By Errol Castens/NEMS Daily Journal
ASHLAND – Local, state and federal authorities continue a multistate search for suspects involved in a large dogfighting event in Benton County on Saturday night.
More than 50 people have been arrested so far in connection with what was termed one of the nation’s most notorious dogfighting rings.
“We’re searching for at least 25 or 30 more suspects,” said Marshall County Sheriff Kenny Dickerson. His department joined others in DeSoto, Hardeman (Tenn.) and Fayette (Tenn.) counties, along with that partnered with Benton County Sheriff A. A. McMullen and his staff on the raid. The U.S. Drug Enforcement Administration and the Mississippi Highway Patrol also participated.

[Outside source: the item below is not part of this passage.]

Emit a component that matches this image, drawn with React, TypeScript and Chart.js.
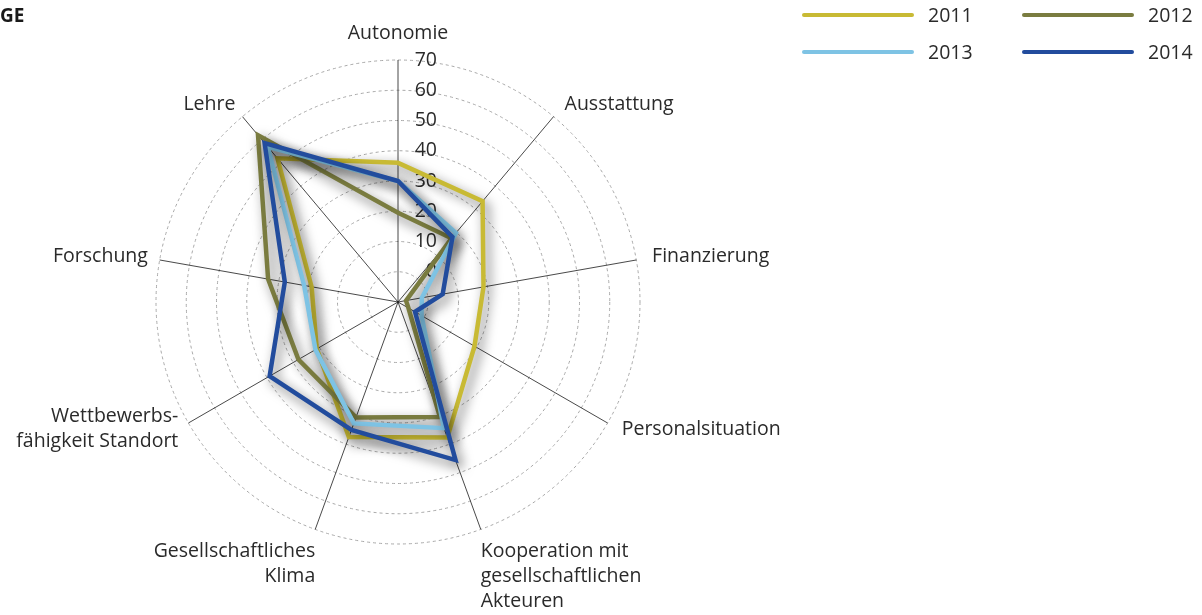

“It’s a good end result of cooperative law enforcement work,” Dickerson said. “It’s what happens when local, state and federal agencies work together.”
Dickerson said more than 90 vehicles were impounded from the site.
Chris Schindler, manager of dogfighting investigations for the Humane Society of the United States (HSUS), said surviving dogs are being cared for in undisclosed locations.
“Sometimes these individuals will go to great lengths to get their dogs back,” he said.
Schindler said public awareness is a key to combating the crime of dogfighting.
“High numbers of cars coming into an isolated area might raise suspicions,” he said. “If they see dogs on someone’s property with injuries, it doesn’t hurt for them to call authorities.”
Anyone with information on other suspects is urged to call 877-TIP-HSUS (877-847-4787). Informants can remain anonymous and still be eligible for up to $5,000 reward if their information leads to a conviction.
Mississippi law makes direct involvement in a dogfight a felony punishable by up to three years’ imprisonment. Attending a dogfight is a felony punishable by up to one year in prison.